Modern FPGAs pack in a lot of these. Block RAM for on-chip storage. DSP slices for multiply-accumulate operations, which turn up constantly in signal processing and neural network inference. High-speed transceivers for multi-gigabit protocols like PCIe and 100G Ethernet.

The most significant addition in recent years is the hard processor. Many FPGAs now integrate one or more Arm cores directly on the die -- a Cortex-A53 for running Linux, a Cortex-R5 for real-time control. You run your management software on the processor and offload the performance-critical work to the programmable fabric beside it.
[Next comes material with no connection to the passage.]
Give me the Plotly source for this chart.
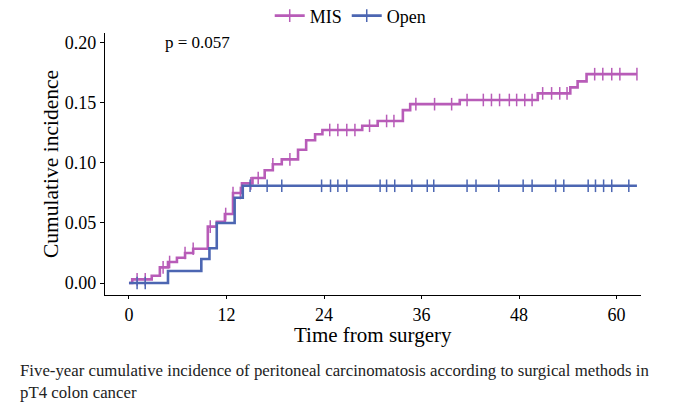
import numpy as np
import plotly.graph_objects as go

# MIS: step times (months) and cumulative incidence
mis_time = [0, 0.4, 2.8, 3.8, 4.8, 5.9, 6.9, 7.9, 9.7, 10.8, 11.8, 12.8, 13.9, 15.2,
            16.7, 17.7, 18.8, 20.8, 21.8, 22.9, 23.8, 28.7, 30.6, 33.7, 34.6, 40.7,
            50.3, 54.3, 55.2, 56.3, 62.5]
mis_ci = [0, 0.003, 0.006, 0.013, 0.0175, 0.021, 0.025, 0.0285, 0.047, 0.051, 0.0575,
          0.075, 0.083, 0.0875, 0.094, 0.099, 0.103, 0.111, 0.119, 0.124, 0.1275,
          0.131, 0.135, 0.144, 0.149, 0.1525, 0.158, 0.163, 0.168, 0.174, 0.174]
mis_censor = [1.0, 2.0, 4.2, 5.0, 6.9, 7.9, 10.0, 11.9, 12.8, 13.7, 15.0, 15.9, 17.7,
              19.8, 24.7, 25.7, 26.8, 27.8, 29.6, 31.7, 32.6, 35.3, 37.6, 39.7, 41.6,
              43.6, 44.6, 45.6, 46.8, 47.7, 48.7, 49.6, 50.9, 52.0, 53.0, 53.9, 57.3,
              58.3, 59.4, 60.4, 62.5]

# Open
open_time = [0, 4.8, 8.9, 9.9, 10.8, 13.0, 14.0, 62.5]
open_ci = [0, 0.01, 0.02, 0.029, 0.05, 0.071, 0.081, 0.081]
open_censor = [1.0, 2.0, 14.9, 17.0, 18.8, 23.7, 24.8, 25.7, 26.8, 30.9, 31.7, 32.7,
               34.8, 36.7, 37.5, 41.6, 42.7, 45.5, 48.5, 49.6, 52.5, 53.5, 56.5, 57.4,
               58.4, 59.4, 61.5]

x_ticks = [0, 12, 24, 36, 48, 60]
y_ticks = [0.00, 0.05, 0.10, 0.15, 0.20]

MIS_COL = "#B85CB8"
OPEN_COL = "#4C66B2"
serif = "Liberation Serif"


def at(times, vals, t):
    idx = np.searchsorted(np.array(times), np.array(t), side="right") - 1
    return np.array(vals)[idx]


fig = go.Figure()
for name, t, ci, cens, col in [("MIS", mis_time, mis_ci, mis_censor, MIS_COL),
                                ("Open", open_time, open_ci, open_censor, OPEN_COL)]:
    fig.add_trace(go.Scatter(x=t, y=ci, mode="lines", line=dict(color=col, width=2.6, shape="hv"),
                             showlegend=False, hoverinfo="skip"))
    fig.add_trace(go.Scatter(x=cens, y=at(t, ci, cens), mode="markers",
                             marker=dict(symbol="line-ns", size=9, line=dict(color=col, width=1.5)),
                             showlegend=False))
    # legend entry: line with a censor tick
    fig.add_trace(go.Scatter(x=[None], y=[None], mode="lines+markers", name=name,
                             line=dict(color=col, width=2.6),
                             marker=dict(symbol="line-ns", size=9, line=dict(color=col, width=1.5))))

fig.add_annotation(x=4.2, y=0.2, text="p = 0.057", showarrow=False, xanchor="left",
                   font=dict(family=serif, size=17, color="black"))

fig.add_annotation(xref="paper", yref="paper", x=0.5, y=-0.152, yanchor="middle",
                   showarrow=False, text="Time from surgery",
                   font=dict(family=serif, size=21, color="black"))

fig.add_annotation(xref="paper", yref="paper", x=-0.162, y=-0.245, xanchor="left", yanchor="top",
                   align="left", showarrow=False,
                   text="Five-year cumulative incidence of peritoneal carcinomatosis according to surgical methods in<br>pT4 colon cancer",
                   font=dict(family=serif, size=16.8, color="#222"))

fig.update_layout(
    width=680, height=419,
    margin=dict(l=97, r=47, t=25, b=132, autoexpand=False),
    plot_bgcolor="white", paper_bgcolor="white",
    font=dict(family=serif, color="black"),
    legend=dict(orientation="h", xref="container", yref="container", x=0.504, xanchor="center",
                y=0.981, yanchor="middle",
                font=dict(family=serif, size=18), itemwidth=30, tracegroupgap=0),
    xaxis=dict(range=[-2.95, 63], tickvals=x_ticks, ticktext=[str(v) for v in x_ticks],
               showline=True, linecolor="black", linewidth=1.3, ticks="outside", ticklen=3,
               tickcolor="black", showgrid=False, zeroline=False, automargin=False,
               tickfont=dict(family=serif, size=18, color="black")),
    yaxis=dict(range=[-0.01, 0.2083], tickvals=y_ticks, ticktext=["%.2f" % v for v in y_ticks],
               showline=True, linecolor="black", linewidth=1.3, ticks="outside", ticklen=4,
               tickcolor="black", showgrid=False, zeroline=False, automargin=False,
               tickfont=dict(family=serif, size=18, color="black"),
               title=dict(text="Cumulative incidence", font=dict(family=serif, size=21.5), standoff=0)),
)

fig.write_html("out.html")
That combination is genuinely powerful and it's why "FPGA" and "SoC" have become nearly synonymous at the high end.


Tooling

The two dominant toolchains are AMD's Vivado (for Xilinx devices) and Intel's Quartus Prime (for Altera). Both handle synthesis, placement, and routing -- turning your HDL into a bitstream that configures the physical chip. Neither is particularly pleasant to use, but both are mature and capable.

High-Level Synthesis has changed the accessibility picture considerably. HLS tools let you write in C or C++ and have the compiler infer a hardware implementation. The results aren't always as efficient as hand-written RTL, but they're good enough for a lot of workloads, and they let software engineers target FPGAs without learning Verilog from scratch.

For smaller open-source devices, Yosys and nextpnr form a credible open toolchain that's gaining real traction.


Where they're actually used

ASIC prototyping was the original use case and remains important. Before taping out a chip that costs millions to fabricate, you implement the design on a large FPGA to validate it with real software. Bugs found here cost nothing compared to bugs found in silicon.

Data centres are the growth area. Microsoft's Project Catapult put FPGAs between the network and the servers, accelerating everything from Bing ranking to Azure networking. AWS F1 instances let customers run custom FPGA accelerators in the cloud. The reconfigurability is the point -- you can push a new bitstream to update the hardware without touching the physical infrastructure.

High-frequency trading uses FPGAs for the obvious reason: a network stack implemented in hardware is faster than anything running on an OS. When the latency budget is measured in nanoseconds, that matters.

Aerospace and defence have used FPGAs for decades -- radar processing, software-defined radio, avionics -- partly for performance and partly because being able to reconfigure hardware in the field is operationally valuable.


FPGA or ASIC?

The same trade-off as always. An FPGA costs nothing in NRE -- buy the chip, program it, done. An ASIC design runs to millions in engineering costs and mask sets, with an 18-24 month design cycle before you have physical silicon.

For performance, the ASIC wins every time. Custom silicon optimised for one task runs faster, draws less power, and takes less die area than an FPGA implementation of the same logic. That gap is significant.

Volume decides it. ASIC NRE is fixed -- spread across ten million units it's negligible. An FPGA's per-unit cost doesn't compress the same way. For prototypes and low-volume products, FPGAs are almost always right. For anything mass-market, the economics eventually shift.